By Rich Miller
Fed and ECB find it difficult to roll back their stimulus
Rates are low, balance sheets big -- and there’s no way out
Central bankers in the U.S. and Europe are reconciling themselves to a new normal of historically low interest rates and bloated balance sheets -- one that Japan has long since gotten used to.
The European Central Bank announced on Thursday that it will keep rates at record lows into next year, and restart a cheap loan program for banks, as a weakening economy derails its plan to withdraw stimulus. The Federal Reserve already put further rate increases on hold in January, and made clear it plans to stop reducing the $4 trillion portfolio of assets it built up fighting the financial crisis a decade ago.
“The developed world is at risk of mirroring the experience of Japan, whereby the very low equilibrium rate of interest appears to be a semi-permanent feature,’’ former Treasury Secretary Larry Summers and Bank of England Senior Economist Lukasz Rachel wrote in a paper published on Thursday.
The actions by the ECB and the Fed fanned speculation that the central banks’ efforts to return policy to what formerly would have passed for normal is ending and their next move will be to ease, not tighten, credit.
Policy makers in the U.S. and Europe are grappling with problems that have plagued Japan for decades: slow-growing economies and stubbornly low inflation, brought on by aging populations and lackluster gains in productivity.
Compounding the long-term challenges is an immediate one: a downshift in global growth centered in the manufacturing industry, and driven by concerns over trade frictions and by deleveraging in China.
Central bankers are hoping that the wobble will prove to be temporary -– as has been the case several times since the financial crisis ended in 2009. That would allow them to resume rolling back monetary stimulus.
If not, they will be left with precious little ammunition to fight the next recession, because interest rates will still be so low and balance sheets so big.
The difficulties are most acute in Japan, where rates arrived at zero 20 years ago. The central bank has pushed them into negative territory, and built up a balance sheet that’s bigger than the country’s overall economy –- and still growing.
That’s an ominous portent for the ECB, which said Thursday that it will delay raising its own negative rates at least until next year.
“There’s a strong probability that what happened in Japan two decades ago is currently unfolding in the euro zone,’’ said Andrew Bosomworth, a money manager at Pacific Investment Management Co. “It probably means the Japanification of capital markets -- lower yields for a longer time. Maybe forever.’’
Not Far Enough?
The ECB also slashed its forecast for economic growth this year to 1.1 percent from 1.7 percent, and indicated it won’t meet its target of having inflation below but close to 2 percent until after 2021. It’s a sharp turnabout. Just three months ago, policy makers ended their bond-buying program and expressed hope that the region could be weaned off crisis-era stimulus.
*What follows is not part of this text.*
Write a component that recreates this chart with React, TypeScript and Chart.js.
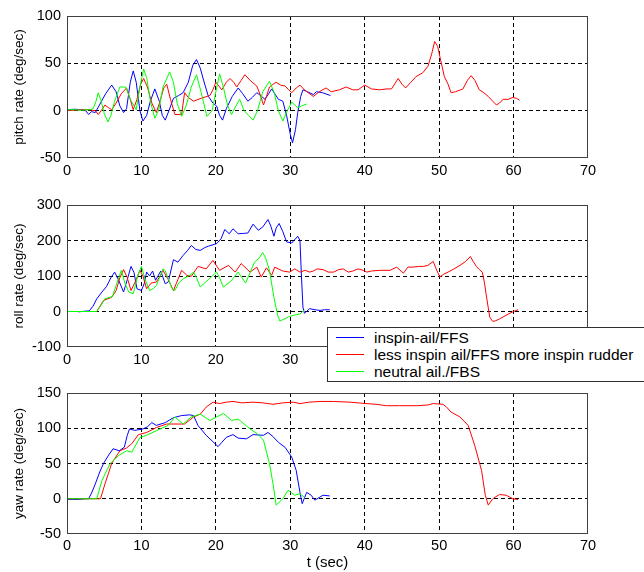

European stocks declined on Thursday as investors fretted that the ECB’s dovish turn didn’t go far enough. The euro sank to its weakest level against the dollar since 2017.
Europe’s central bank can’t manage alone, and its governments need to take budgetary action to boost the economy, according to Angel Ubide, head of economics research for Citadel LLC’s global fixed-income division. “The euro area needs a lot of fiscal stimulus,’’ he told a conference in Washington on March 5.
Fed officials are in much better shape than their counterparts in Europe and Japan. They’ve been able to lift interest rates from record lows and modestly reduce bond holdings.
But even they are having to adjust to what New York Fed President John Williams this week called the “new normal” -– a world where trend economic growth is slower, and interest rates are correspondingly lower.
He put the so-called neutral rate in the U.S. -- the one that neither holds back nor spurs economic growth -- at around 2.5 percent, in line with the Fed’s current target. That’s less than half the 5.25 percent rate going into 2007, before the last recession.
Other major central banks are finding it difficult to stop propping up their economies.
The Bank of Canada this week dialed back its conviction that interest rates will have to go higher, as officials expressed greater uncertainty about the outlook. In Australia, the central bank is under mounting pressure to ease policy in the face of a credit squeeze and tumbling property prices.
“It’s hard to think of a scenario where interest rates would need to go up this year,’’ Reserve Bank of Australia Governor Philip Lowe said on March 5.
At the Bank for International Settlements, the central bankers’ central bank, Claudio Borio says it’s getting harder to see what comes next.
The “monetary tightening process is on pause and has become less predictable,’’ Borio, who’s head of the monetary and economic department, said. “The narrow normalization path is proving to be a winding one.”